Love is a Verb

Love is a Verb

I recently spent a few moments in Bob Goff’s book, Love Does. I was immediately reminded of some thought-provoking statements that I think are worth thinking about again.

The masterfully-written “story” book gives one illustration after the other from Bob’s life, and it seems everything he did was with the greatest of excitement, anticipation and mostly whim. Yet it was done from love-in-action. Bob was a learner through life’s experiences and his “I used to think . . . but now I know” thoughts are challenging. Here are a few of them that I hope will encourage you during these days:

  • I used to be afraid that if I was authentic, I might take a hit, but now I know that being real means I will take a hit.
  • I used to think God wouldn’t talk to me, but now I know I’m just selective with what I choose to hear.
  • I used to think life could be shared with anyone, but now I know choosing the right people is pretty important.
  • I used to think the words spoken about us describe who we are, but now I know they shape who we are.
  • I used to think I had to be somebody important to accomplish things, but now I know Jesus uses ordinary people more.
  • I used to think you had to be special for God to use you, but now I know you simply need to say yes.
  • I used to think I could shape the circumstances around me, but now I know Jesus uses circumstances to shape me.
  • I used to think I needed to sacrifice for God, but now I know faith is like a game of Bigger and Better. This story was a delightful story of playing the game of Bigger and Better where children go through the neighborhood and ask for something bigger in exchange for what they had. This illustrates that Jesus asks us to give up our pride for something bigger and better: following him.

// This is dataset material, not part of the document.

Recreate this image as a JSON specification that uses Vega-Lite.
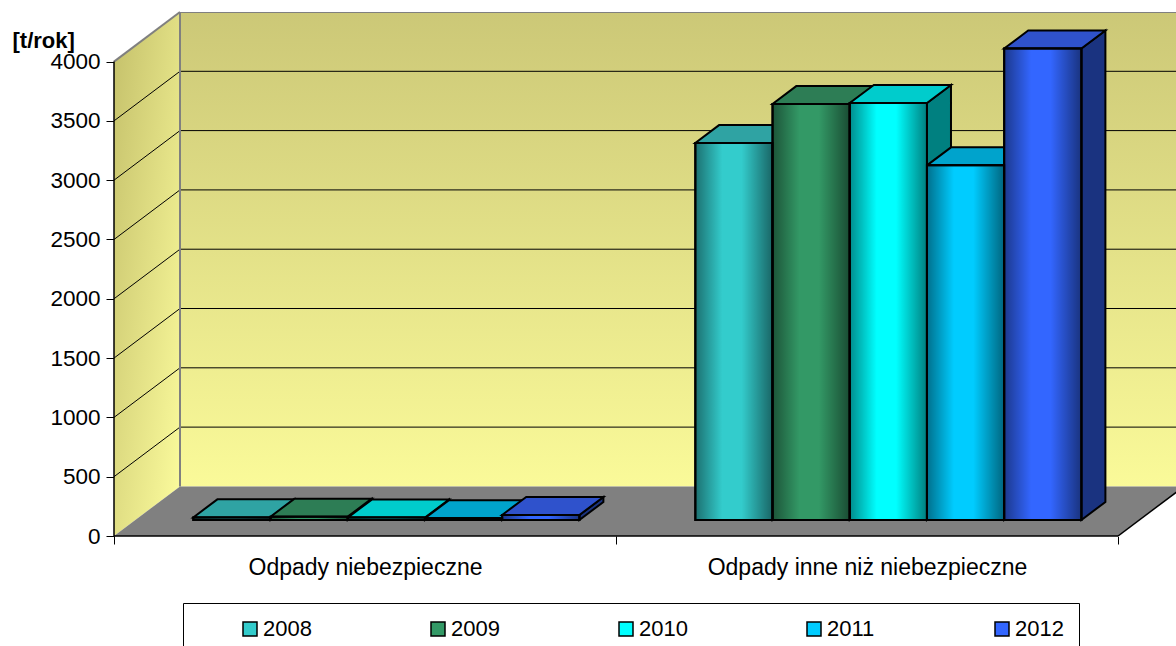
{
  "$schema": "https://vega.github.io/schema/vega-lite/v6.json",
  "width": 1062,
  "height": 524,
  "autosize": {"type": "none"},
  "padding": {"left": 114, "top": 12, "right": 0, "bottom": 110},
  "background": "white",
  "config": {"view": {"stroke": null}, "font": "Liberation Sans"},
  "datasets": {
    "odpady": [
      {"kategoria": "Odpady niebezpieczne", "rok": 2008, "wartosc": 22},
      {"kategoria": "Odpady niebezpieczne", "rok": 2009, "wartosc": 28},
      {"kategoria": "Odpady niebezpieczne", "rok": 2010, "wartosc": 20},
      {"kategoria": "Odpady niebezpieczne", "rok": 2011, "wartosc": 15},
      {"kategoria": "Odpady niebezpieczne", "rok": 2012, "wartosc": 42},
      {"kategoria": "Odpady inne niż niebezpieczne", "rok": 2008, "wartosc": 3179},
      {"kategoria": "Odpady inne niż niebezpieczne", "rok": 2009, "wartosc": 3508},
      {"kategoria": "Odpady inne niż niebezpieczne", "rok": 2010, "wartosc": 3516},
      {"kategoria": "Odpady inne niż niebezpieczne", "rok": 2011, "wartosc": 2990},
      {"kategoria": "Odpady inne niż niebezpieczne", "rok": 2012, "wartosc": 3975}
    ],
    "glebokosc": [{"g": 0}, {"g": 1}],
    "poziomy": [{"p": 500}, {"p": 1000}, {"p": 1500}, {"p": 2000}, {"p": 2500}, {"p": 3000}, {"p": 3500}]
  },
  "layer": [
    {
      "data": {"values": [{}]},
      "mark": {
        "type": "rect",
        "clip": true,
        "fill": {"gradient": "linear", "x1": 0, "y1": 0, "x2": 0, "y2": 1,
          "stops": [{"offset": 0, "color": "#ccc877"}, {"offset": 1, "color": "#fafa99"}]}
      },
      "encoding": {
        "x": {"datum": 0.13147, "type": "quantitative"},
        "x2": {"datum": 2.2},
        "y": {"datum": 418, "type": "quantitative"},
        "y2": {"datum": 4418}
      }
    },
    {
      "data": {"name": "glebokosc"},
      "transform": [
        {"calculate": "datum.g * 0.13147", "as": "sx"},
        {"calculate": "datum.g * 418", "as": "sy0"},
        {"calculate": "4000 + datum.g * 418", "as": "sy1"}
      ],
      "mark": {
        "type": "area", "orient": "vertical",
        "fill": {"gradient": "linear", "x1": 0, "y1": 0, "x2": 1, "y2": 1,
          "stops": [{"offset": 0, "color": "#c4c06a"}, {"offset": 1, "color": "#fdfd9e"}]}
      },
      "encoding": {
        "x": {
          "field": "sx", "type": "quantitative",
          "scale": {"domain": [0, 2.1155], "nice": false, "zero": false},
          "axis": {
            "values": [0, 1, 2], "title": null, "domain": false, "grid": false,
            "tickSize": 8, "tickColor": "black", "tickWidth": 1,
            "labelExpr": "datum.value == 0 ? 'Odpady niebezpieczne' : datum.value == 1 ? 'Odpady inne niż niebezpieczne' : ''",
            "labelOffset": 251, "labelFontSize": 23, "labelColor": "black", "labelFont": "Liberation Sans",
            "labelPadding": 23, "labelBaseline": "middle", "labelAlign": "center", "labelLimit": 0,
            "labelOverlap": false, "labelFlush": false, "labelBound": false
          }
        },
        "y": {
          "field": "sy1", "type": "quantitative", "stack": null,
          "scale": {"domain": [0, 4418], "nice": false, "zero": true},
          "axis": {
            "values": [0, 500, 1000, 1500, 2000, 2500, 3000, 3500, 4000],
            "format": "d", "domain": false, "grid": false,
            "tickSize": 8, "tickColor": "black", "tickWidth": 1,
            "labelFontSize": 22.5, "labelColor": "black", "labelFont": "Liberation Sans", "labelPadding": 6,
            "labelFlush": false, "labelOverlap": false,
            "title": "[t/rok]", "titleAngle": 0, "titleAlign": "left", "titleBaseline": "alphabetic",
            "titleX": -102, "titleY": 35, "titleFontSize": 22, "titleFontWeight": "bold",
            "titleFont": "Liberation Sans", "titleColor": "black"
          }
        },
        "y2": {"field": "sy0"}
      }
    },
    {
      "data": {"name": "glebokosc"},
      "transform": [
        {"calculate": "datum.g * 418", "as": "fy"},
        {"calculate": "datum.g * 0.13147", "as": "fx0"},
        {"calculate": "2 + datum.g * 0.13147", "as": "fx1"}
      ],
      "mark": {"type": "area", "orient": "horizontal", "clip": true, "fill": "#808080"},
      "encoding": {
        "y": {"field": "fy", "type": "quantitative"},
        "x": {"field": "fx0", "type": "quantitative", "stack": null},
        "x2": {"field": "fx1"}
      }
    },
    {
      "data": {"name": "poziomy"},
      "transform": [{"calculate": "datum.p + 418", "as": "pb"}],
      "layer": [
        {
          "mark": {"type": "rule", "clip": true, "color": "black", "strokeWidth": 1},
          "encoding": {
            "x": {"datum": 0.13147, "type": "quantitative"},
            "x2": {"datum": 2.2},
            "y": {"field": "pb", "type": "quantitative"}
          }
        },
        {
          "mark": {"type": "rule", "color": "black", "strokeWidth": 1},
          "encoding": {
            "x": {"datum": 0, "type": "quantitative"},
            "x2": {"datum": 0.13147},
            "y": {"field": "p", "type": "quantitative"},
            "y2": {"field": "pb"}
          }
        }
      ]
    },
    {
      "data": {"values": [{}]},
      "layer": [
        {
          "mark": {"type": "rule", "color": "#808080", "strokeWidth": 2},
          "encoding": {
            "x": {"datum": 0, "type": "quantitative"},
            "x2": {"datum": 0.13147},
            "y": {"datum": 4000, "type": "quantitative"},
            "y2": {"datum": 4418}
          }
        },
        {
          "mark": {"type": "rule", "color": "#808080", "strokeWidth": 2},
          "encoding": {
            "x": {"datum": 0.13147, "type": "quantitative"},
            "y": {"datum": 418, "type": "quantitative"},
            "y2": {"datum": 4418}
          }
        },
        {
          "mark": {"type": "rule", "clip": true, "color": "#808080", "strokeWidth": 2},
          "encoding": {
            "x": {"datum": 0.13147, "type": "quantitative"},
            "x2": {"datum": 2.2},
            "y": {"datum": 4418, "type": "quantitative"}
          }
        },
        {
          "mark": {"type": "rule", "clip": true, "color": "black", "strokeWidth": 1.5},
          "encoding": {
            "x": {"datum": 2, "type": "quantitative"},
            "x2": {"datum": 2.13147},
            "y": {"datum": 0, "type": "quantitative"},
            "y2": {"datum": 418}
          }
        },
        {
          "mark": {"type": "rule", "color": "black", "strokeWidth": 1.5},
          "encoding": {
            "x": {"datum": 0, "type": "quantitative"},
            "y": {"datum": 0, "type": "quantitative"},
            "y2": {"datum": 4000}
          }
        },
        {
          "mark": {"type": "rule", "color": "black", "strokeWidth": 1.5},
          "encoding": {
            "x": {"datum": 0, "type": "quantitative"},
            "x2": {"datum": 2},
            "y": {"datum": 0, "type": "quantitative"}
          }
        }
      ]
    },
    {
      "data": {"name": "odpady"},
      "transform": [
        {"calculate": "indexof(['Odpady niebezpieczne', 'Odpady inne niż niebezpieczne'], datum.kategoria)", "as": "kat"},
        {"calculate": "datum.kat + 0.158 + (datum.rok - 2008) * 0.1538", "as": "x0"},
        {"calculate": "datum.x0 + 0.1538", "as": "x1"},
        {"calculate": "[0, 1]", "as": "k"},
        {"flatten": ["k"]},
        {"calculate": "datum.x0 + datum.k * 0.04786", "as": "lx"},
        {"calculate": "datum.x1 + datum.k * 0.04786", "as": "px"},
        {"calculate": "135 + datum.k * 152", "as": "dol"},
        {"calculate": "datum.dol + datum.wartosc", "as": "gora"}
      ],
      "layer": [
        {
          "mark": {"type": "area", "orient": "vertical", "stroke": "black", "strokeWidth": 2, "strokeJoin": "miter"},
          "encoding": {
            "x": {"field": "px", "type": "quantitative"},
            "y": {"field": "gora", "type": "quantitative", "stack": null},
            "y2": {"field": "dol"},
            "detail": {"field": "kategoria"},
            "color": {"field": "rok", "type": "nominal", "legend": null,
              "scale": {"range": ["#1a6666", "#1a4d33", "#008080", "#006680", "#1a3380"]}}
          }
        },
        {
          "mark": {"type": "area", "orient": "horizontal", "stroke": "black", "strokeWidth": 2, "strokeJoin": "miter"},
          "encoding": {
            "y": {"field": "gora", "type": "quantitative"},
            "x": {"field": "lx", "type": "quantitative", "stack": null},
            "x2": {"field": "px"},
            "detail": {"field": "kategoria"},
            "color": {"field": "rok", "type": "nominal", "legend": null,
              "scale": {"range": ["#2fa3a3", "#2d7d55", "#00cccc", "#00a3cc", "#2f52cc"]}}
          }
        },
        {
          "transform": [{"filter": "datum.k == 0"}],
          "mark": {"type": "rect", "stroke": "black", "strokeWidth": 2},
          "encoding": {
            "x": {"field": "lx", "type": "quantitative"},
            "x2": {"field": "px"},
            "y": {"field": "gora", "type": "quantitative"},
            "y2": {"field": "dol"},
            "color": {
              "field": "rok", "type": "nominal",
              "scale": {"range": ["#33cccc", "#339966", "#00ffff", "#00ccff", "#3366ff"]},
              "legend": {
                "orient": "none", "legendX": 69, "legendY": 591,
                "direction": "horizontal", "columns": 5, "title": null,
                "symbolType": "square", "symbolSize": 196, "symbolStrokeColor": "black",
                "symbolStrokeWidth": 1.5, "symbolOffset": 41,
                "labelFontSize": 22, "labelFont": "Liberation Sans", "labelColor": "black",
                "labelOffset": 2, "columnPadding": 74, "gridAlign": "all",
                "padding": 15, "strokeColor": "black", "fillColor": "white", "cornerRadius": 0
              }
            }
          }
        },
        {
          "transform": [{"filter": "datum.k == 0"}],
          "mark": {
            "type": "rect", "stroke": "black", "strokeWidth": 2,
            "fill": {"gradient": "linear", "x1": 0, "y1": 0, "x2": 1, "y2": 0,
              "stops": [
                {"offset": 0, "color": "rgba(0,0,0,0.45)"},
                {"offset": 0.35, "color": "rgba(0,0,0,0)"},
                {"offset": 0.6, "color": "rgba(0,0,0,0)"},
                {"offset": 1, "color": "rgba(0,0,0,0.5)"}
              ]}
          },
          "encoding": {
            "x": {"field": "lx", "type": "quantitative"},
            "x2": {"field": "px"},
            "y": {"field": "gora", "type": "quantitative"},
            "y2": {"field": "dol"}
          }
        }
      ],
      "resolve": {"scale": {"color": "independent"}}
    }
  ]
}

 One of my takeaways from the book is that love does not settle. It’s easy for us to get into routines of life where we have settled for what is most convenient and the least amount of effort. I think we have been rudely awakened the past few months to how quickly those routines can be changed. Bob suggested that even following Jesus can become a way of life that is a convenient routine of sorts. However, when we hear the words of Jesus, “Take up your cross and follow me,” it is not a life of settling for comfortable routine. We have all been inconvenienced lately, and hopefully it has made us more aware of the priorities that we have to work diligently to keep. Love-in-action is a life that is renewed day by day. What can we do today that is a love-in-action priority that perhaps we have just settled for in the past?

(By the way, a couple of years ago Bob wrote Love Does for Kids, and I think there are some deep lessons to learn in a fun way that only Bob can express. Good read for these homebound days.)